>> start

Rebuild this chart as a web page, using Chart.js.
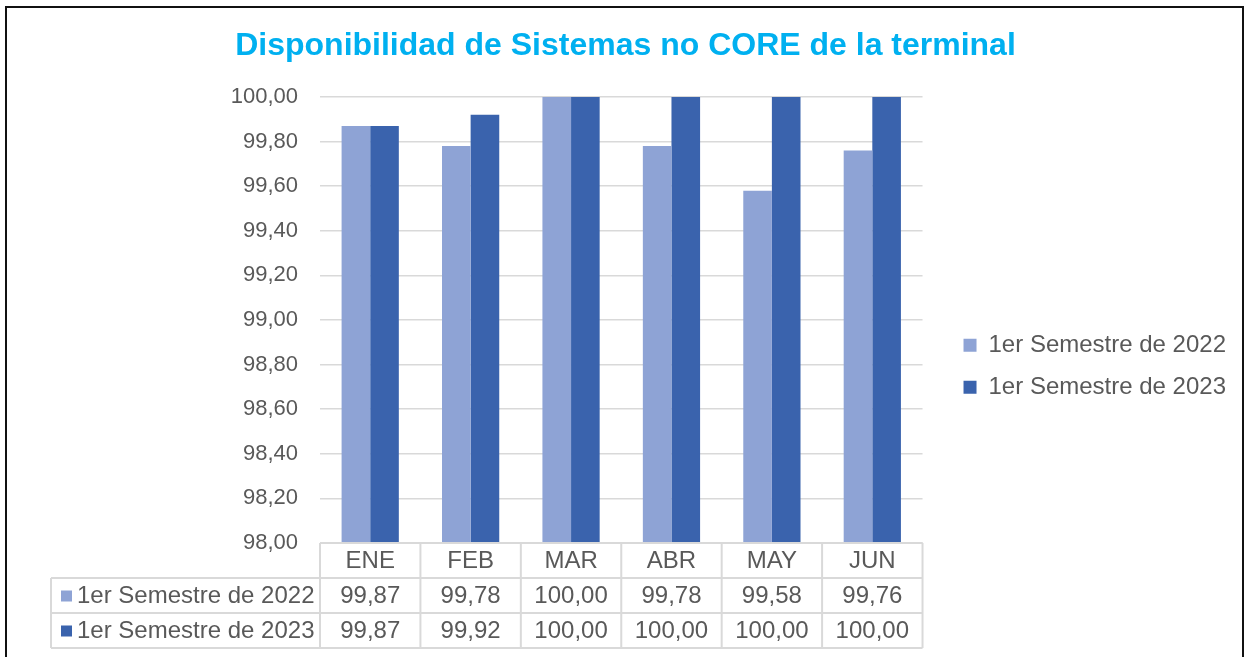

>> end
>> start

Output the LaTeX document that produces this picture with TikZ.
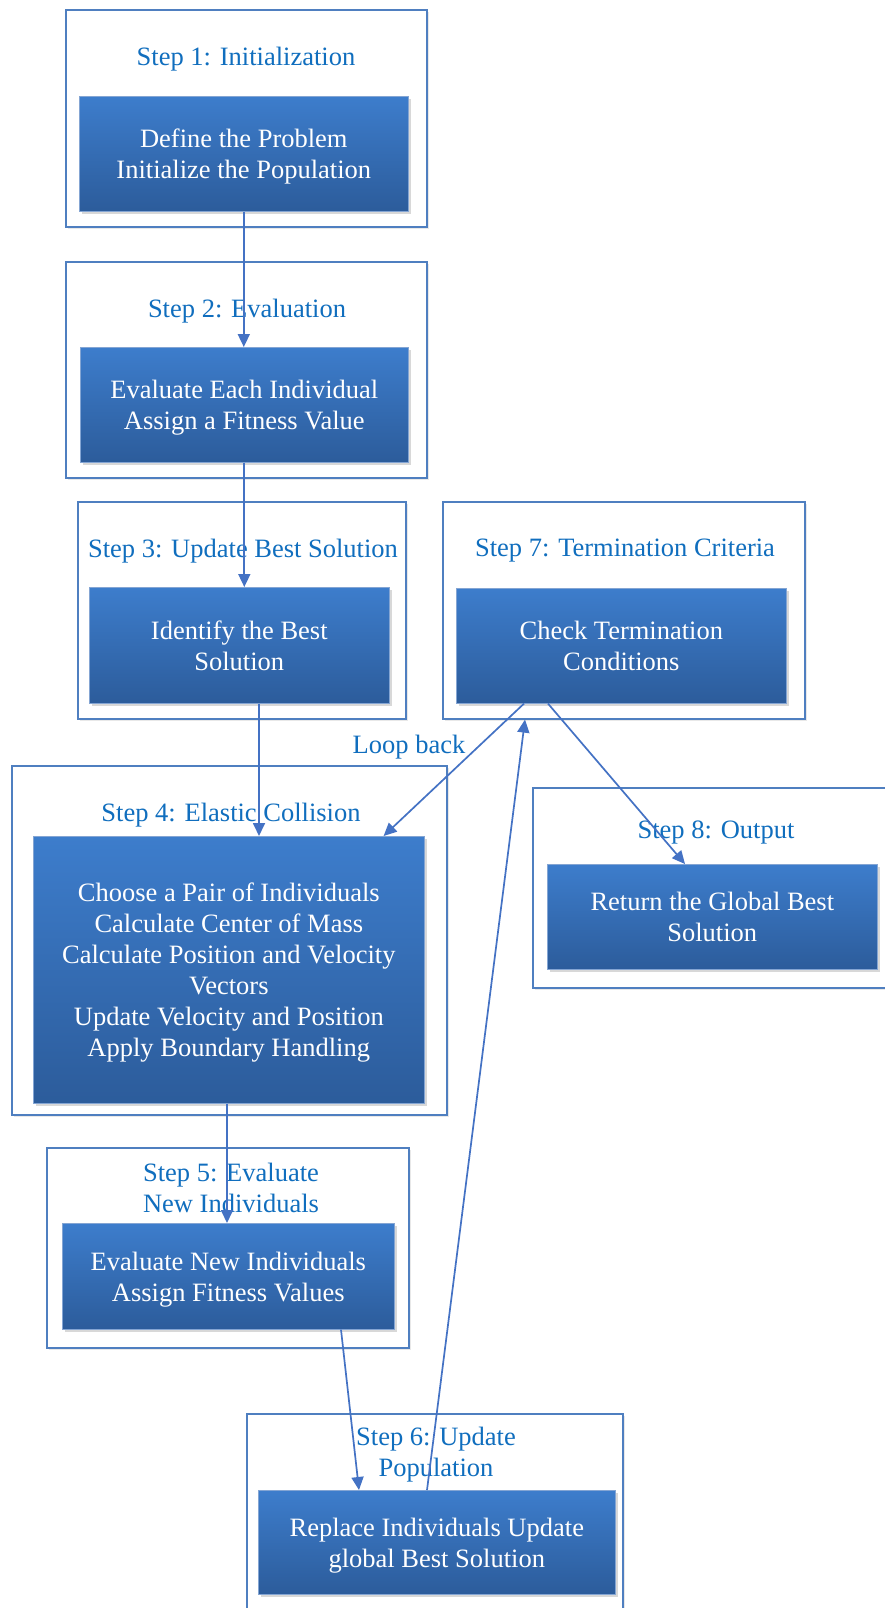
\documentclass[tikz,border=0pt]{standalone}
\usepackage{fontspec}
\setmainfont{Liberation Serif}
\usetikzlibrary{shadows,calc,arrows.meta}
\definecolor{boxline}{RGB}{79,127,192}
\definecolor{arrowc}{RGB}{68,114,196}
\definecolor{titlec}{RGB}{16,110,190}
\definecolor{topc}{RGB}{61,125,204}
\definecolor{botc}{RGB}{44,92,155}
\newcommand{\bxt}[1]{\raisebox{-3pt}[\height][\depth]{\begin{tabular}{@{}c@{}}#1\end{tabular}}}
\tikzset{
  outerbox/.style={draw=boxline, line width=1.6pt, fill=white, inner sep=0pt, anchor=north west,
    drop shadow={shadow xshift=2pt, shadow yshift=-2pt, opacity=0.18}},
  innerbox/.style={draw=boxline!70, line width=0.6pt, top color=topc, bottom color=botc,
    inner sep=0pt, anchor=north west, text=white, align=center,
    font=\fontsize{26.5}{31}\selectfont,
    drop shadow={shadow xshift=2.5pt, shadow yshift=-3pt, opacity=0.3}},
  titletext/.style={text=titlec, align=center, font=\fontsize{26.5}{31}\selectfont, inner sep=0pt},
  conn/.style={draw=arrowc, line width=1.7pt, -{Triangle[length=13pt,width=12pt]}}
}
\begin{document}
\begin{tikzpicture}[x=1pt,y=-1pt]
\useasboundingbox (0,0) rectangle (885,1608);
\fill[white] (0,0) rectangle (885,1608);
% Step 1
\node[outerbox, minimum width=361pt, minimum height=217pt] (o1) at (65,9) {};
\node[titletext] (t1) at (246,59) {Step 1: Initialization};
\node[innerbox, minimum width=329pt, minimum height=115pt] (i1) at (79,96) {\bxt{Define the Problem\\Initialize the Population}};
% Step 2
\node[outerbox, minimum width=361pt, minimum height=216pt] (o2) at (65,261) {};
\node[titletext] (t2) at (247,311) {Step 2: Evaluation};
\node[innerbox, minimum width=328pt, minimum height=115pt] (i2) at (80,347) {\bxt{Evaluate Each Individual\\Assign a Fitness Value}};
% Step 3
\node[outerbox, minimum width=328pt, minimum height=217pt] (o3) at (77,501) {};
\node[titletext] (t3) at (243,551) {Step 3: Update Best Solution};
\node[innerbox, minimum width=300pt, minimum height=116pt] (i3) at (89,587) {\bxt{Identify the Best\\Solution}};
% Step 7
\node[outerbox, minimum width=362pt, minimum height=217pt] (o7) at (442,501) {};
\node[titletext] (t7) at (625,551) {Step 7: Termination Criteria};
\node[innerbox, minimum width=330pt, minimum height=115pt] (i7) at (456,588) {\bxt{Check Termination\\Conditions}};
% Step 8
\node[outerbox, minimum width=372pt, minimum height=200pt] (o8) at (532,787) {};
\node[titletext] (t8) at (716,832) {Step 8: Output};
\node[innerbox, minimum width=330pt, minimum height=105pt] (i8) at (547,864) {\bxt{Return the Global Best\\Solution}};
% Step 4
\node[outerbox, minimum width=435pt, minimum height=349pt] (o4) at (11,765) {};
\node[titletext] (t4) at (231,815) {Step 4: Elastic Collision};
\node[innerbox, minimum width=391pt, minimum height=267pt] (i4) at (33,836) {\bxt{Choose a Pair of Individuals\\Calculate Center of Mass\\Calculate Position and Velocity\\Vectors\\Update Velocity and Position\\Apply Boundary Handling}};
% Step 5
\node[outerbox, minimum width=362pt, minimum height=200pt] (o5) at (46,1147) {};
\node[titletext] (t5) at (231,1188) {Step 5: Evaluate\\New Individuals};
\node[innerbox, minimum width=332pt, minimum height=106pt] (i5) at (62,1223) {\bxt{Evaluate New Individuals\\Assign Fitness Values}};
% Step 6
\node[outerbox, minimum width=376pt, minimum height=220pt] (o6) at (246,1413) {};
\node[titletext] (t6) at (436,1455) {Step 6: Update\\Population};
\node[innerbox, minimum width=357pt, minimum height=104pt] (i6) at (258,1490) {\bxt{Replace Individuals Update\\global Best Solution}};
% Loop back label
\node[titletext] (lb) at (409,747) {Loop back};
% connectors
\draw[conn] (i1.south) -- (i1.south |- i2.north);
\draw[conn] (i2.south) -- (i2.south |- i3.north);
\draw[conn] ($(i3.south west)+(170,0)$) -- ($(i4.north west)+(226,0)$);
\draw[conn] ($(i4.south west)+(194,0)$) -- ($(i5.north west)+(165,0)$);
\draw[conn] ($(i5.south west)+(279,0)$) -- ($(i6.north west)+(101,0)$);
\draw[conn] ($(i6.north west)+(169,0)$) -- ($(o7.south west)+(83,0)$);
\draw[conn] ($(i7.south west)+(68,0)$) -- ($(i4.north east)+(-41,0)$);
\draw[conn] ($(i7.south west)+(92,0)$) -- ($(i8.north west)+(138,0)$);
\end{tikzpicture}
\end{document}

>> end
>> start

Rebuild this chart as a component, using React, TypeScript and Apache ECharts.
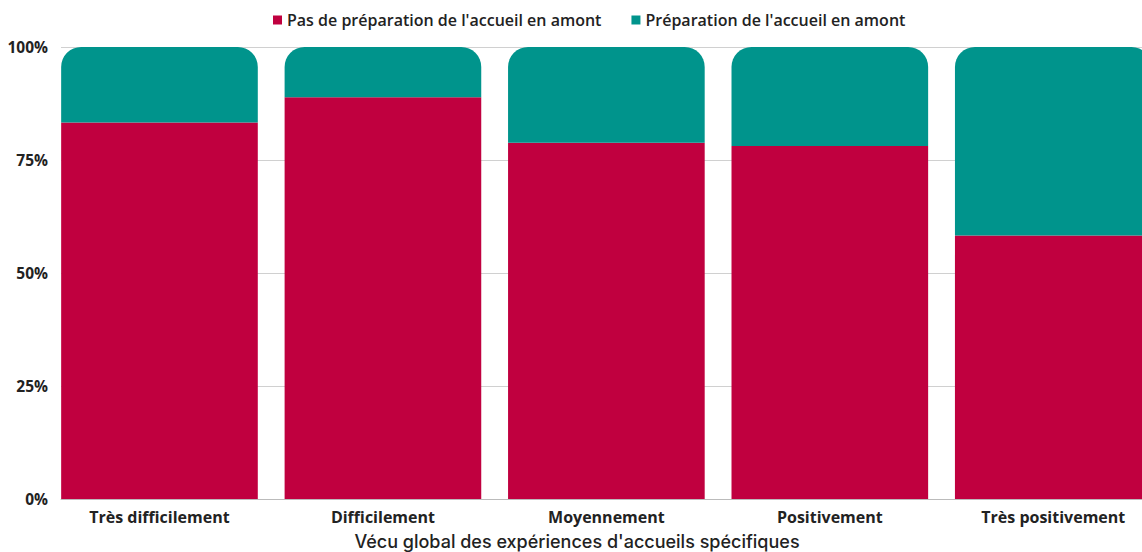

>> end

Directive: Reproduce every line from the entries that holds the word "this".

Reply to the exercise:
Rebuild this chart as a web page, using Chart.js.
Output the LaTeX document that produces this picture with TikZ.
Rebuild this chart as a component, using React, TypeScript and Apache ECharts.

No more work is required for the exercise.